# Material provided
+--
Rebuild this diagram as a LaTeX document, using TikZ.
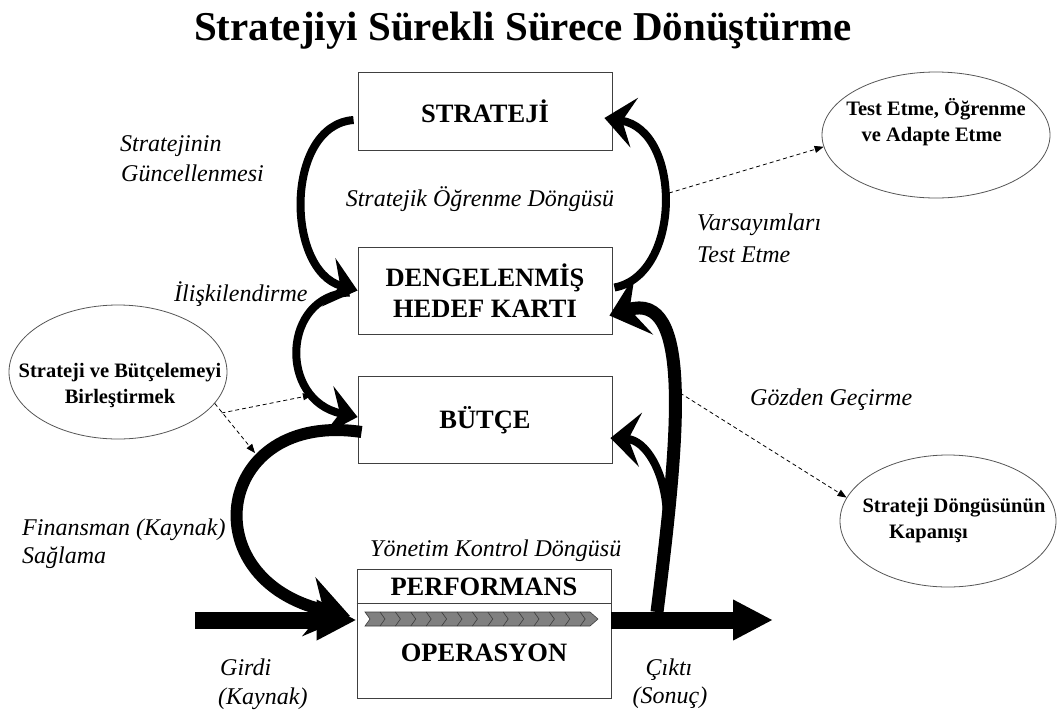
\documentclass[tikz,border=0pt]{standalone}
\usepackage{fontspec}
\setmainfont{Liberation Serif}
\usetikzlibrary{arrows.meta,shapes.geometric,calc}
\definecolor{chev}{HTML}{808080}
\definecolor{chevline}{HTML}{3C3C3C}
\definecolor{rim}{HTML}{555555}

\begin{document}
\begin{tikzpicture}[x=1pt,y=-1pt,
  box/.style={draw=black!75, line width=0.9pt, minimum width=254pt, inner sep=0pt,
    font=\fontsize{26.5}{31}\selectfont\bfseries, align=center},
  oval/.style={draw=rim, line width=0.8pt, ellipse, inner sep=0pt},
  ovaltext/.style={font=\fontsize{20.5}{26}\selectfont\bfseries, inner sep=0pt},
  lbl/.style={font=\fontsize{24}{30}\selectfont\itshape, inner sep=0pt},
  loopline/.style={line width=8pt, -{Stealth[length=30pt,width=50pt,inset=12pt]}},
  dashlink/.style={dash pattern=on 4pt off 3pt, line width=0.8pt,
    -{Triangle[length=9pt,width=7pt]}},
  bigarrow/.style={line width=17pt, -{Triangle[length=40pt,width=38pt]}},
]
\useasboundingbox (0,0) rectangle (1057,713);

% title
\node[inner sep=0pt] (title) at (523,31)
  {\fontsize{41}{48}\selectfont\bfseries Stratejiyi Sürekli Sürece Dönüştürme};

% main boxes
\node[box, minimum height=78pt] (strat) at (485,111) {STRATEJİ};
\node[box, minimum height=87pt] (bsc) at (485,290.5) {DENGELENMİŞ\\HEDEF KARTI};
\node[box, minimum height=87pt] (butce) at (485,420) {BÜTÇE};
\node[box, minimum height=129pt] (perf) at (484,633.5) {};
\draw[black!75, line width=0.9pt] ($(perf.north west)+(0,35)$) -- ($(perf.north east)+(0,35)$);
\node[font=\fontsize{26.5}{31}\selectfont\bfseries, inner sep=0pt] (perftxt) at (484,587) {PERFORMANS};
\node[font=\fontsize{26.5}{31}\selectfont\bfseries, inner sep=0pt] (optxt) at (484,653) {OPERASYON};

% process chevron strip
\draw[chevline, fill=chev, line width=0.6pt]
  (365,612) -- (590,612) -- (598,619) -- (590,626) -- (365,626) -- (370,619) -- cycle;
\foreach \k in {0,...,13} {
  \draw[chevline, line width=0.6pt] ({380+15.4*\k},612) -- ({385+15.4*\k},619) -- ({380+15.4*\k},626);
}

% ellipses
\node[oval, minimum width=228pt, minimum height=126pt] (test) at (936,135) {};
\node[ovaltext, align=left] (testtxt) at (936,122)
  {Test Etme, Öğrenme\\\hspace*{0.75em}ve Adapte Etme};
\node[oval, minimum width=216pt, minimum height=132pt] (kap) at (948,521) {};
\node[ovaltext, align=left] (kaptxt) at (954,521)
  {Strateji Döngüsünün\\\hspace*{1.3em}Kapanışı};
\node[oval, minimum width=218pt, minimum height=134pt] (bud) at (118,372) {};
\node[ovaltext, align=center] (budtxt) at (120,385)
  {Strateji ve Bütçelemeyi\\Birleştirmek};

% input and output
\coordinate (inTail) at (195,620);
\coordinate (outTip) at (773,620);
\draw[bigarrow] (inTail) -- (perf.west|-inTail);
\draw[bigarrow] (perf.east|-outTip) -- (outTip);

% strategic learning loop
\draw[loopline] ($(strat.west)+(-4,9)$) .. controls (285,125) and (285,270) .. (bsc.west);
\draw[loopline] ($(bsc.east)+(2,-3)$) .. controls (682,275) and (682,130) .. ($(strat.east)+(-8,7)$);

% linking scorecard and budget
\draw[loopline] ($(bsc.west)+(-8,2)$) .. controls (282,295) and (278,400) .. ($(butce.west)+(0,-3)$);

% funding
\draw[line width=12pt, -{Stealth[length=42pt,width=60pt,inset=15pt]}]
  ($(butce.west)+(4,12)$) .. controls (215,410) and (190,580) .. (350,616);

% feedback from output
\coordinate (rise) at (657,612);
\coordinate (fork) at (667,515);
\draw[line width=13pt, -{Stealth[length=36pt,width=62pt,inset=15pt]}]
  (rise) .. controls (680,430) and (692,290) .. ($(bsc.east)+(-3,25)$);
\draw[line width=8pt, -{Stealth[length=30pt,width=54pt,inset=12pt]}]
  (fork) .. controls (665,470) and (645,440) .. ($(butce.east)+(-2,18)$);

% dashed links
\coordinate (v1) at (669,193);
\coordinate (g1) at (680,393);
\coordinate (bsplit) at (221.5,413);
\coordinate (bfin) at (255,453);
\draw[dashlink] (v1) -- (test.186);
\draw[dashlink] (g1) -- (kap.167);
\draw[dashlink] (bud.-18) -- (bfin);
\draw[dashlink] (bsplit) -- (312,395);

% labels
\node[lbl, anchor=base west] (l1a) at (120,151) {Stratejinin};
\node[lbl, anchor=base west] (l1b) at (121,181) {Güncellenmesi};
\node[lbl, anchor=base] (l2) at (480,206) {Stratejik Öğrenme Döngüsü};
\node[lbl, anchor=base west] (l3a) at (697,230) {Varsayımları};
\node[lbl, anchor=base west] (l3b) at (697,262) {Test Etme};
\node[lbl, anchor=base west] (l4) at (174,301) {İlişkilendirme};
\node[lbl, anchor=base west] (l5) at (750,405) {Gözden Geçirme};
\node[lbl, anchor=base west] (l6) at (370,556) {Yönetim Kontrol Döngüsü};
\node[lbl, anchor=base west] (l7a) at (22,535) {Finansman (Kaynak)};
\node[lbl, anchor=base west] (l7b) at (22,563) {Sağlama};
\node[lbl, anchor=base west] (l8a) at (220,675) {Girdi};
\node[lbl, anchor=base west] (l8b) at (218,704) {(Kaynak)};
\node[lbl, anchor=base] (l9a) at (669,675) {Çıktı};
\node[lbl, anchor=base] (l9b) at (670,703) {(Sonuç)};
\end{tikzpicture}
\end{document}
+--
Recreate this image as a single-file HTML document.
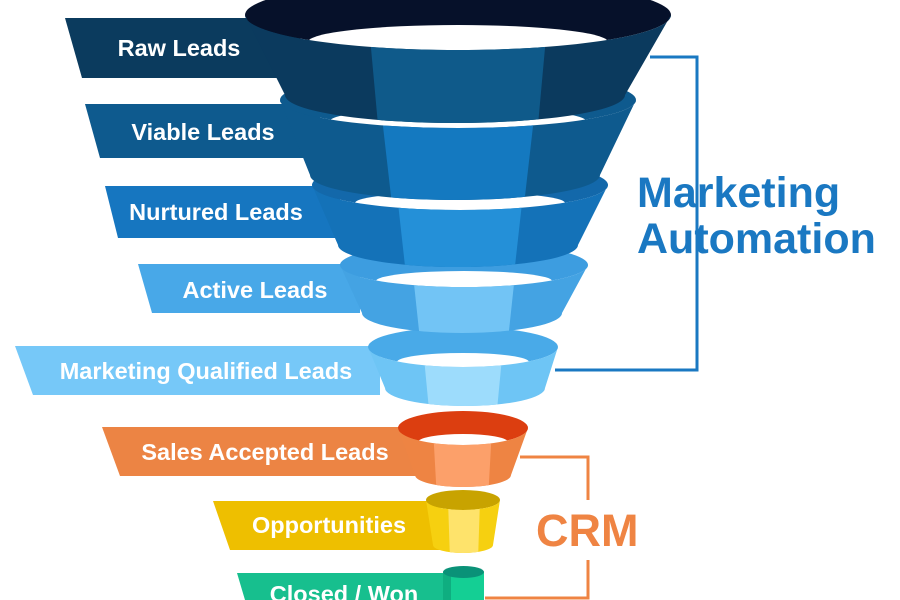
+--
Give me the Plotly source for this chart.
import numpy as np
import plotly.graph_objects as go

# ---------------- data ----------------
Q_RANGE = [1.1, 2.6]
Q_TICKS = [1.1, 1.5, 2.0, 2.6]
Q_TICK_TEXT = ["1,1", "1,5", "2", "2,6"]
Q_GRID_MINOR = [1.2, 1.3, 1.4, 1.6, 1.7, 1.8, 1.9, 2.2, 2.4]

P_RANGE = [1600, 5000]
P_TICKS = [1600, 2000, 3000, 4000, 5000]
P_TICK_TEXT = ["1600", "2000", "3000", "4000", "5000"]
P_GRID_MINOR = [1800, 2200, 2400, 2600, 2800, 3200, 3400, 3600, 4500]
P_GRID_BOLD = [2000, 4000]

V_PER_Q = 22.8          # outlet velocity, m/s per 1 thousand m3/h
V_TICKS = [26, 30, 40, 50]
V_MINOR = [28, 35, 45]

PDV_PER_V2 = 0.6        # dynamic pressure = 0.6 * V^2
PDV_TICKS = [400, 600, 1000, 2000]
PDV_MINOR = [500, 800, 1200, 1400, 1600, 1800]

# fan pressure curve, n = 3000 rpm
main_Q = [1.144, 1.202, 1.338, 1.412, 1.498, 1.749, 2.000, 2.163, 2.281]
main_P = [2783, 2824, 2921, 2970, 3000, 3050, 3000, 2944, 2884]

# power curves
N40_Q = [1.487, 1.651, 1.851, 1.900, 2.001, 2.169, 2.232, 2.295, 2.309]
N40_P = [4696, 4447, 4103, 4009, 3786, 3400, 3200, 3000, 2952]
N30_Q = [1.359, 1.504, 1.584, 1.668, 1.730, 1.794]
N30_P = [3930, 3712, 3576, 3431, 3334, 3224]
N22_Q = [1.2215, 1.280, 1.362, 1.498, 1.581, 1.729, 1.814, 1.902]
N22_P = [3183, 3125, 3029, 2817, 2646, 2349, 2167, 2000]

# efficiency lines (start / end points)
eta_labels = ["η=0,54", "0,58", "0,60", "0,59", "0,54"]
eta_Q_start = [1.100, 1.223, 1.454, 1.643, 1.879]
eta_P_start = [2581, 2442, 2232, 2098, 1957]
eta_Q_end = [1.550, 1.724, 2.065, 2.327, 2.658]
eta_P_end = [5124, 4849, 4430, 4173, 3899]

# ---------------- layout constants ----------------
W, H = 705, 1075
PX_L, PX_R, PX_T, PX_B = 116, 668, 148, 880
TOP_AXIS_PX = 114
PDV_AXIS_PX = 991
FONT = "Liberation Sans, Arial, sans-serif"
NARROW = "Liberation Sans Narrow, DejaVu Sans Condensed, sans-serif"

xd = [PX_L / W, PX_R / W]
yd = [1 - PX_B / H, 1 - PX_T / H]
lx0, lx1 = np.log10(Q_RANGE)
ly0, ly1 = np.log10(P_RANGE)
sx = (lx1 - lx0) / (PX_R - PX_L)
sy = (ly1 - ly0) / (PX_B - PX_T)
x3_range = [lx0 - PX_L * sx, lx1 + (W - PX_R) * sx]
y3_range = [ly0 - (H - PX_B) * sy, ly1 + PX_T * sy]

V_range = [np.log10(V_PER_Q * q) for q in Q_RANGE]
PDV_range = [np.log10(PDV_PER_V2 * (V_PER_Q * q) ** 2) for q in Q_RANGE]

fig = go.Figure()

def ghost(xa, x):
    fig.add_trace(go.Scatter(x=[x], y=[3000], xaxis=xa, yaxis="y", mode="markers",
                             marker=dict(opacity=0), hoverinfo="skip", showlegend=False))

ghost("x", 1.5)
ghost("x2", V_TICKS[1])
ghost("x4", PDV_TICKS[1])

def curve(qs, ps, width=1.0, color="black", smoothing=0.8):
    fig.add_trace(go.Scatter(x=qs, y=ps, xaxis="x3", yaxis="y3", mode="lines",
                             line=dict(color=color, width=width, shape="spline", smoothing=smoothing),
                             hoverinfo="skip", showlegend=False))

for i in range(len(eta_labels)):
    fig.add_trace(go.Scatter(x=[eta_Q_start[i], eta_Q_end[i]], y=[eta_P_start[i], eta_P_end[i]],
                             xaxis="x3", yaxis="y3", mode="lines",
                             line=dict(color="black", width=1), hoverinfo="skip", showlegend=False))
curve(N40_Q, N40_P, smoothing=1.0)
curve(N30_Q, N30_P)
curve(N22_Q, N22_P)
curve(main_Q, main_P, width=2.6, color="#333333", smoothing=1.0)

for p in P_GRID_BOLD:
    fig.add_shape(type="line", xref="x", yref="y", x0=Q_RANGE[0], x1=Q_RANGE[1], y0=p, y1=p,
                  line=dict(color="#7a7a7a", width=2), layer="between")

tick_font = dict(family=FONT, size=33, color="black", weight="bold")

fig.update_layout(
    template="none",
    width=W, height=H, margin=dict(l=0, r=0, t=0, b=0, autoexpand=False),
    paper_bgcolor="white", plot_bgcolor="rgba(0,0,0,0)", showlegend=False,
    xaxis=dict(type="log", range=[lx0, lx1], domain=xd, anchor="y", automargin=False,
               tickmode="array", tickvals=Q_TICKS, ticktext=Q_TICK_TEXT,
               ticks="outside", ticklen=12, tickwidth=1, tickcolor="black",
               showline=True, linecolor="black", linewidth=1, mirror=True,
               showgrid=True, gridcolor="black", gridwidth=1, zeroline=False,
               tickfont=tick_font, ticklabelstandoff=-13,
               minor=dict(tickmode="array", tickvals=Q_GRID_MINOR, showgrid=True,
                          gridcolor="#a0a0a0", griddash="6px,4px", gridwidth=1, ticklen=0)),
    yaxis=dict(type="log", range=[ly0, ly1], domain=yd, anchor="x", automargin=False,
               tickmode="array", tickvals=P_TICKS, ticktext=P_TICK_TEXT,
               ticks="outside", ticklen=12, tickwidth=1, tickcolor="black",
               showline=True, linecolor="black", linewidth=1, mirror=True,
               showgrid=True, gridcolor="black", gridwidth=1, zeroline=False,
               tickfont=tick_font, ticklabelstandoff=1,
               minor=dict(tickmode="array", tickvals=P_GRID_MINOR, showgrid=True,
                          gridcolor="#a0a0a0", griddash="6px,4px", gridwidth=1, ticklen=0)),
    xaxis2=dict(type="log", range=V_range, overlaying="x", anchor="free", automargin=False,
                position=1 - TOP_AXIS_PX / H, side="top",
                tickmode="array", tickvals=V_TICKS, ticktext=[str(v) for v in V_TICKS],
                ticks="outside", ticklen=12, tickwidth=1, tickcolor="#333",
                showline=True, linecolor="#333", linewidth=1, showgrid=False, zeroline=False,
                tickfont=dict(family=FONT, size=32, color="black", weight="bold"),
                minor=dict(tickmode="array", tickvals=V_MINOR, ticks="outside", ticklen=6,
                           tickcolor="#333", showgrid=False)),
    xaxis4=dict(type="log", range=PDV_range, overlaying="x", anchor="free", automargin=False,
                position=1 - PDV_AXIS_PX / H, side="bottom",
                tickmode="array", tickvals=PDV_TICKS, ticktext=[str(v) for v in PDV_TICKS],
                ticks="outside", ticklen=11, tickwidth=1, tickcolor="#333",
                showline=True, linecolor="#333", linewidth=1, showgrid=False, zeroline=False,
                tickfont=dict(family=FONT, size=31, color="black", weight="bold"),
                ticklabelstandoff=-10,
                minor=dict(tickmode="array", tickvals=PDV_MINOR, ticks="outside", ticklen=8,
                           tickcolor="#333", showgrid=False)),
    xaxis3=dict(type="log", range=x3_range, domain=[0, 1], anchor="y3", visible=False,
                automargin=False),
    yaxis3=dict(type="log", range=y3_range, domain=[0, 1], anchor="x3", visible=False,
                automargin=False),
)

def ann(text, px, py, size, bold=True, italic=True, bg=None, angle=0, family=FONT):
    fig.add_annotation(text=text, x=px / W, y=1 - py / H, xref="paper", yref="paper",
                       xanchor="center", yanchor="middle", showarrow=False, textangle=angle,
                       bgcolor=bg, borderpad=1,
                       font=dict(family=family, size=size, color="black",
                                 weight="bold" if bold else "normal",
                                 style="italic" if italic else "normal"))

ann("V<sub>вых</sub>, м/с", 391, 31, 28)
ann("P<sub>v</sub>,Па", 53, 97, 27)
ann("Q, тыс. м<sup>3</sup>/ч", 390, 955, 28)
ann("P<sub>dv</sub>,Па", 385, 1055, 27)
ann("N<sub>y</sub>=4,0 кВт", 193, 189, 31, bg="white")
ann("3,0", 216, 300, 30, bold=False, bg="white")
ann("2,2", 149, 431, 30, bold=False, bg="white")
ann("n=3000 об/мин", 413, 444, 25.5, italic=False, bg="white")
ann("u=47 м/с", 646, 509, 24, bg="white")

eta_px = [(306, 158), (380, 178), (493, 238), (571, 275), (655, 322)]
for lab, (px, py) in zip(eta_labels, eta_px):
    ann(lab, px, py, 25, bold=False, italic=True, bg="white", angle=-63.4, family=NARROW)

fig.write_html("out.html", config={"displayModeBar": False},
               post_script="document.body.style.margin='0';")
+--
# Task requirements
Without the pictures, write out exactly the lines from the one that has "Rebuild this diagram" down to the one that has "inner sep=0pt] (optxt)", both included.

# Right answer
Rebuild this diagram as a LaTeX document, using TikZ.
\documentclass[tikz,border=0pt]{standalone}
\usepackage{fontspec}
\setmainfont{Liberation Serif}
\usetikzlibrary{arrows.meta,shapes.geometric,calc}
\definecolor{chev}{HTML}{808080}
\definecolor{chevline}{HTML}{3C3C3C}
\definecolor{rim}{HTML}{555555}

\begin{document}
\begin{tikzpicture}[x=1pt,y=-1pt,
  box/.style={draw=black!75, line width=0.9pt, minimum width=254pt, inner sep=0pt,
    font=\fontsize{26.5}{31}\selectfont\bfseries, align=center},
  oval/.style={draw=rim, line width=0.8pt, ellipse, inner sep=0pt},
  ovaltext/.style={font=\fontsize{20.5}{26}\selectfont\bfseries, inner sep=0pt},
  lbl/.style={font=\fontsize{24}{30}\selectfont\itshape, inner sep=0pt},
  loopline/.style={line width=8pt, -{Stealth[length=30pt,width=50pt,inset=12pt]}},
  dashlink/.style={dash pattern=on 4pt off 3pt, line width=0.8pt,
    -{Triangle[length=9pt,width=7pt]}},
  bigarrow/.style={line width=17pt, -{Triangle[length=40pt,width=38pt]}},
]
\useasboundingbox (0,0) rectangle (1057,713);

% title
\node[inner sep=0pt] (title) at (523,31)
  {\fontsize{41}{48}\selectfont\bfseries Stratejiyi Sürekli Sürece Dönüştürme};

% main boxes
\node[box, minimum height=78pt] (strat) at (485,111) {STRATEJİ};
\node[box, minimum height=87pt] (bsc) at (485,290.5) {DENGELENMİŞ\\HEDEF KARTI};
\node[box, minimum height=87pt] (butce) at (485,420) {BÜTÇE};
\node[box, minimum height=129pt] (perf) at (484,633.5) {};
\draw[black!75, line width=0.9pt] ($(perf.north west)+(0,35)$) -- ($(perf.north east)+(0,35)$);
\node[font=\fontsize{26.5}{31}\selectfont\bfseries, inner sep=0pt] (perftxt) at (484,587) {PERFORMANS};
\node[font=\fontsize{26.5}{31}\selectfont\bfseries, inner sep=0pt] (optxt) at (484,653) {OPERASYON};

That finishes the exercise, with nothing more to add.